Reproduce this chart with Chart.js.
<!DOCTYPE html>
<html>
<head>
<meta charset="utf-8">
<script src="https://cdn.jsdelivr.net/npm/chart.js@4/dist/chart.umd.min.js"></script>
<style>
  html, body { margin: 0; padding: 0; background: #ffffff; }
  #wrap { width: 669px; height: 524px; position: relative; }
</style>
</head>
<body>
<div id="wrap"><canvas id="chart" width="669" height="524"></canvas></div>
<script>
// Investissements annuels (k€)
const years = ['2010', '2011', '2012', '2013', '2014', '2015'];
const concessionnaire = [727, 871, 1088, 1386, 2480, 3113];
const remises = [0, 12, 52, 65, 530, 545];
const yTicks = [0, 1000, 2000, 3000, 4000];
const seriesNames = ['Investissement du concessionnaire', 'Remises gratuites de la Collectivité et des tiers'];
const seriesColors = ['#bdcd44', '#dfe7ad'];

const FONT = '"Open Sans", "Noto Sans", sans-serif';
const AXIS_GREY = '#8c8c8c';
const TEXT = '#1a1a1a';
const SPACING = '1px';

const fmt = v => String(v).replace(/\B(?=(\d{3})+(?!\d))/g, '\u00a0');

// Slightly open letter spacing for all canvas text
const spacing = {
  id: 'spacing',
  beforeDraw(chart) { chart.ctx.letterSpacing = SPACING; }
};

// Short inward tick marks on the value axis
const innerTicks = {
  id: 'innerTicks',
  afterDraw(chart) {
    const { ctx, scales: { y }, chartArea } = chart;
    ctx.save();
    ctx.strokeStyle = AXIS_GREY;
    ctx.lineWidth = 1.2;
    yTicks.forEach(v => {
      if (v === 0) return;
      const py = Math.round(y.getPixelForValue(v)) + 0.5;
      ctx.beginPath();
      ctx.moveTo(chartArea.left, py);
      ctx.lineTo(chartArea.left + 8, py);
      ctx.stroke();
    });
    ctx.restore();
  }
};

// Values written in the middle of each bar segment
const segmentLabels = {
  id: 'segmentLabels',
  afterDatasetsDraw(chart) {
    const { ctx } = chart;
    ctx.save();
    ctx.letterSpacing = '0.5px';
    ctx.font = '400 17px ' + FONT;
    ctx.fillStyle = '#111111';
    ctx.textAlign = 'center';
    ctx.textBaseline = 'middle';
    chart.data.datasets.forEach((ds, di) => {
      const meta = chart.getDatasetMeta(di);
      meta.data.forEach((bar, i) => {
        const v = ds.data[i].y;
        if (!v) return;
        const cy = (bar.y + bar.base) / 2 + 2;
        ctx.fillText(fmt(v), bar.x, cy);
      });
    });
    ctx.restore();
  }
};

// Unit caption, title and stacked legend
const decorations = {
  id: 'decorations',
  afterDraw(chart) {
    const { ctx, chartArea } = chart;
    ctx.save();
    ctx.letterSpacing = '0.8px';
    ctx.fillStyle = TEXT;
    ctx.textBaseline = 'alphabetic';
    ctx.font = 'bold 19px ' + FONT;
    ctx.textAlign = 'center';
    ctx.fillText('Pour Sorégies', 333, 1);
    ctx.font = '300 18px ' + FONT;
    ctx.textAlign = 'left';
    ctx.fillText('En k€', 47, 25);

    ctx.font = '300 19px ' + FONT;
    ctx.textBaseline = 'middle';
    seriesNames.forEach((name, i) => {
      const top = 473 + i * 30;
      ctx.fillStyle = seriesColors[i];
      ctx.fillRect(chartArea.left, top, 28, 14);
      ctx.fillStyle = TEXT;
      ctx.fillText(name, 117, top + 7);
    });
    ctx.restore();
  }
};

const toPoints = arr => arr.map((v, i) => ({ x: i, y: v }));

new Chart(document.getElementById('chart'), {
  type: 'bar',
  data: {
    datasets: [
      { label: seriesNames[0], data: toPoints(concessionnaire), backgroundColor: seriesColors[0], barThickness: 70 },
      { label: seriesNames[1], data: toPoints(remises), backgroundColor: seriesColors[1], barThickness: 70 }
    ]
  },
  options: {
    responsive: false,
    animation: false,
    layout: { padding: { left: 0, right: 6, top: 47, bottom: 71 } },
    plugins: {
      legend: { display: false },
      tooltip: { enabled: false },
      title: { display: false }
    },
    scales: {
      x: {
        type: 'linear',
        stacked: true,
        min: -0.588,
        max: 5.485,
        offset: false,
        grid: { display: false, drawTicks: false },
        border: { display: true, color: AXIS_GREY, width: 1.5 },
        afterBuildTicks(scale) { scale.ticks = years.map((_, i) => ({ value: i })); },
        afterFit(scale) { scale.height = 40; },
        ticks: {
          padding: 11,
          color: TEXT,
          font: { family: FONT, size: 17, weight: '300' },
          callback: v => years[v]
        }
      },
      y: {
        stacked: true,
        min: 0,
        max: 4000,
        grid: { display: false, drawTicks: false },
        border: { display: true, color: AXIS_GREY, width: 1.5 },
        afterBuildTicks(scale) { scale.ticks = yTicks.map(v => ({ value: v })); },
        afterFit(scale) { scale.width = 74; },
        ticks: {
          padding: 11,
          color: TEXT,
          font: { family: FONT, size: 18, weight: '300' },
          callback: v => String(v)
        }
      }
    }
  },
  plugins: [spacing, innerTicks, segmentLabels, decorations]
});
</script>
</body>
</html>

Aim: Copy out the data shown above without altering anything.

Answer:
Reproduce this chart with Chart.js.
<!DOCTYPE html>
<html>
<head>
<meta charset="utf-8">
<script src="https://cdn.jsdelivr.net/npm/chart.js@4/dist/chart.umd.min.js"></script>
<style>
  html, body { margin: 0; padding: 0; background: #ffffff; }
  #wrap { width: 669px; height: 524px; position: relative; }
</style>
</head>
<body>
<div id="wrap"><canvas id="chart" width="669" height="524"></canvas></div>
<script>
// Investissements annuels (k€)
const years = ['2010', '2011', '2012', '2013', '2014', '2015'];
const concessionnaire = [727, 871, 1088, 1386, 2480, 3113];
const remises = [0, 12, 52, 65, 530, 545];
const yTicks = [0, 1000, 2000, 3000, 4000];
const seriesNames = ['Investissement du concessionnaire', 'Remises gratuites de la Collectivité et des tiers'];
const seriesColors = ['#bdcd44', '#dfe7ad'];

const FONT = '"Open Sans", "Noto Sans", sans-serif';
const AXIS_GREY = '#8c8c8c';
const TEXT = '#1a1a1a';
const SPACING = '1px';

const fmt = v => String(v).replace(/\B(?=(\d{3})+(?!\d))/g, '\u00a0');

// Slightly open letter spacing for all canvas text
const spacing = {
  id: 'spacing',
  beforeDraw(chart) { chart.ctx.letterSpacing = SPACING; }
};

// Short inward tick marks on the value axis
const innerTicks = {
  id: 'innerTicks',
  afterDraw(chart) {
    const { ctx, scales: { y }, chartArea } = chart;
    ctx.save();
    ctx.strokeStyle = AXIS_GREY;
    ctx.lineWidth = 1.2;
    yTicks.forEach(v => {
      if (v === 0) return;
      const py = Math.round(y.getPixelForValue(v)) + 0.5;
      ctx.beginPath();
      ctx.moveTo(chartArea.left, py);
      ctx.lineTo(chartArea.left + 8, py);
      ctx.stroke();
    });
    ctx.restore();
  }
};

// Values written in the middle of each bar segment
const segmentLabels = {
  id: 'segmentLabels',
  afterDatasetsDraw(chart) {
    const { ctx } = chart;
    ctx.save();
    ctx.letterSpacing = '0.5px';
    ctx.font = '400 17px ' + FONT;
    ctx.fillStyle = '#111111';
    ctx.textAlign = 'center';
    ctx.textBaseline = 'middle';
    chart.data.datasets.forEach((ds, di) => {
      const meta = chart.getDatasetMeta(di);
      meta.data.forEach((bar, i) => {
        const v = ds.data[i].y;
        if (!v) return;
        const cy = (bar.y + bar.base) / 2 + 2;
        ctx.fillText(fmt(v), bar.x, cy);
      });
    });
    ctx.restore();
  }
};

// Unit caption, title and stacked legend
const decorations = {
  id: 'decorations',
  afterDraw(chart) {
    const { ctx, chartArea } = chart;
    ctx.save();
    ctx.letterSpacing = '0.8px';
    ctx.fillStyle = TEXT;
    ctx.textBaseline = 'alphabetic';
    ctx.font = 'bold 19px ' + FONT;
    ctx.textAlign = 'center';
    ctx.fillText('Pour Sorégies', 333, 1);
    ctx.font = '300 18px ' + FONT;
    ctx.textAlign = 'left';
    ctx.fillText('En k€', 47, 25);

    ctx.font = '300 19px ' + FONT;
    ctx.textBaseline = 'middle';
    seriesNames.forEach((name, i) => {
      const top = 473 + i * 30;
      ctx.fillStyle = seriesColors[i];
      ctx.fillRect(chartArea.left, top, 28, 14);
      ctx.fillStyle = TEXT;
      ctx.fillText(name, 117, top + 7);
    });
    ctx.restore();
  }
};

const toPoints = arr => arr.map((v, i) => ({ x: i, y: v }));

new Chart(document.getElementById('chart'), {
  type: 'bar',
  data: {
    datasets: [
      { label: seriesNames[0], data: toPoints(concessionnaire), backgroundColor: seriesColors[0], barThickness: 70 },
      { label: seriesNames[1], data: toPoints(remises), backgroundColor: seriesColors[1], barThickness: 70 }
    ]
  },
  options: {
    responsive: false,
    animation: false,
    layout: { padding: { left: 0, right: 6, top: 47, bottom: 71 } },
    plugins: {
      legend: { display: false },
      tooltip: { enabled: false },
      title: { display: false }
    },
    scales: {
      x: {
        type: 'linear',
        stacked: true,
        min: -0.588,
        max: 5.485,
        offset: false,
        grid: { display: false, drawTicks: false },
        border: { display: true, color: AXIS_GREY, width: 1.5 },
        afterBuildTicks(scale) { scale.ticks = years.map((_, i) => ({ value: i })); },
        afterFit(scale) { scale.height = 40; },
        ticks: {
          padding: 11,
          color: TEXT,
          font: { family: FONT, size: 17, weight: '300' },
          callback: v => years[v]
        }
      },
      y: {
        stacked: true,
        min: 0,
        max: 4000,
        grid: { display: false, drawTicks: false },
        border: { display: true, color: AXIS_GREY, width: 1.5 },
        afterBuildTicks(scale) { scale.ticks = yTicks.map(v => ({ value: v })); },
        afterFit(scale) { scale.width = 74; },
        ticks: {
          padding: 11,
          color: TEXT,
          font: { family: FONT, size: 18, weight: '300' },
          callback: v => String(v)
        }
      }
    }
  },
  plugins: [spacing, innerTicks, segmentLabels, decorations]
});
</script>
</body>
</html>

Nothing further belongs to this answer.